Ex-death row inmate seeks DNA testing in 23-year-old case
By Virginia Lawyers Weekly
Published: December 16, 2002
NORFOLK—A former death row inmate has asked the state to search for any biological evidence that remains from the 1979 slayings of a woman and her teenage daughter so he can seek DNA testing.
Joe Giarratano’s request to a Norfolk Circuit Court judge comes as momentum continues to build for Virginia to relax its toughest-in-the-nation deadline for convicted felons to present new evidence of innocence.
Virginia had long barred courts from considering any new evidence more than 21 days after sentencing. But a 2001 law gave inmates the right to ask for DNA tests, and Virginia voters last month approved a constitutional amendment that allows felons to present that scientific evidence to the Supreme Court of Virginia to seek a “writ of actual innocence.”
Virginia’s Judicial Council, a group of judges, legislators and lawyers, is scheduled to meet Monday to consider whether the state Supreme Court should expand that rule to allow felons to seek a new trial if they come up with new, nonscientific evidence, such as fingerprints, ballistics, new witnesses or recanted testimony, that could help their defense. The council will make a recommendation to the court.
The proposed rule would require that new evidence hadn’t been available at trial and that, had it been, it could have materially changed the case’s outcome. The inmate would have to inform the court “within a reasonable time after the discovery of the evidence.”
Justices considered a similar change is 2000 but declined to take action because the Legislature was studying the issue.
DNA testing was not widely used in 1979 and Giarratano was convicted based largely on his statements to authorities.
“Finding that evidence is often the toughest part,” Christopher Amolsch, one of Giarratano’s attorneys, told The Washington Post. “It’s a long shot because nobody knows if the stuff is around or if it’s even testable.”
Giarratano has said he awoke Feb. 4, 1979, to find his two roommates dead in their Norfolk apartment. Barbara Kline, 44, had been stabbed and was lying in a pool of blood in the bathroom. Her daughter, Michelle, 15, was in her room on the bed and had been beaten, strangled and possibly raped.

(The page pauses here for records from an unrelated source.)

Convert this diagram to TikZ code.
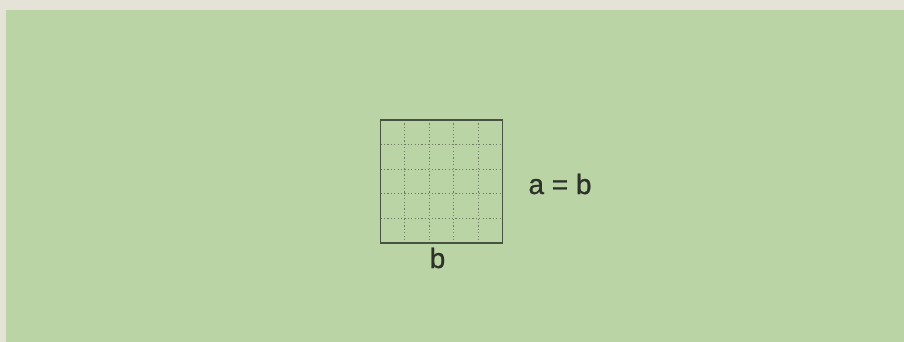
\documentclass[tikz,border=0pt]{standalone}
\usepackage{fontspec}
\setmainfont{Liberation Sans}
\newfontfamily\lblfont[FakeBold=0.9]{Liberation Sans}
\definecolor{paper}{RGB}{229,226,215}
\definecolor{panel}{RGB}{187,212,166}
\definecolor{edge}{RGB}{72,82,64}
\definecolor{gridc}{RGB}{110,125,98}
\definecolor{ink}{RGB}{45,50,40}
\tikzset{
  lbl/.style={font=\lblfont\fontsize{28}{32}\selectfont, text=ink, inner sep=0pt, anchor=base},
  sqbox/.style={draw=edge, line width=1.8pt, minimum width=122pt, minimum height=123pt, inner sep=0pt},
  gridline/.style={draw=gridc, line width=1.1pt, dash pattern=on 1.2pt off 2.2pt}
}
\begin{document}
\begin{tikzpicture}[x=1pt,y=-1pt]
\useasboundingbox (0,0) rectangle (904,342);
\fill[paper] (0,0) rectangle (904,342);
\fill[panel] (6,10) rectangle (904,342);
% grid lines
\foreach \i in {1,2,3,4} {
  \draw[gridline] ({380.5+\i*24.4},120) -- ({380.5+\i*24.4},243);
  \draw[gridline] (380.5,{120+\i*24.6}) -- (502.5,{120+\i*24.6});
}
\node[sqbox] (sq) at (441.5,181.5) {};
\node[lbl] (ab) at (560,194) {a = b};
\node[lbl] (bb) at (437.5,268) {b};
\end{tikzpicture}
\end{document}
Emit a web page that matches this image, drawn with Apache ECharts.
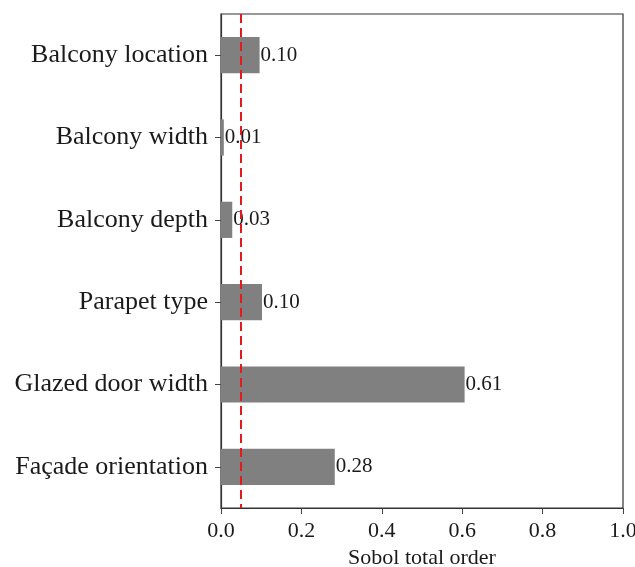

Two days later, Giarratano, then a 21-year-old scallop boat worker, was arrested in Jacksonville, Fla., after surrendering to police. Giarratano confessed to the killings and, after a half-day trial in 1997, he was convicted of capital murder.
Giarratano later recanted, saying he assumed he was guilty when he awoke in a drug-induced stupor to find the bodies of his roommates. In 1991, then-Gov. L. Douglas Wilder granted Giarratano a conditional pardon that allowed him to escape the electric chair.
Giarratano’s attorneys have asked the state to search for evidence, including blood samples, swabs taken from Michelle Kline’s body and any hairs that were collected at the apartment. If any evidence has been preserved, Giarratano’s attorneys will seek to have DNA testing done on it.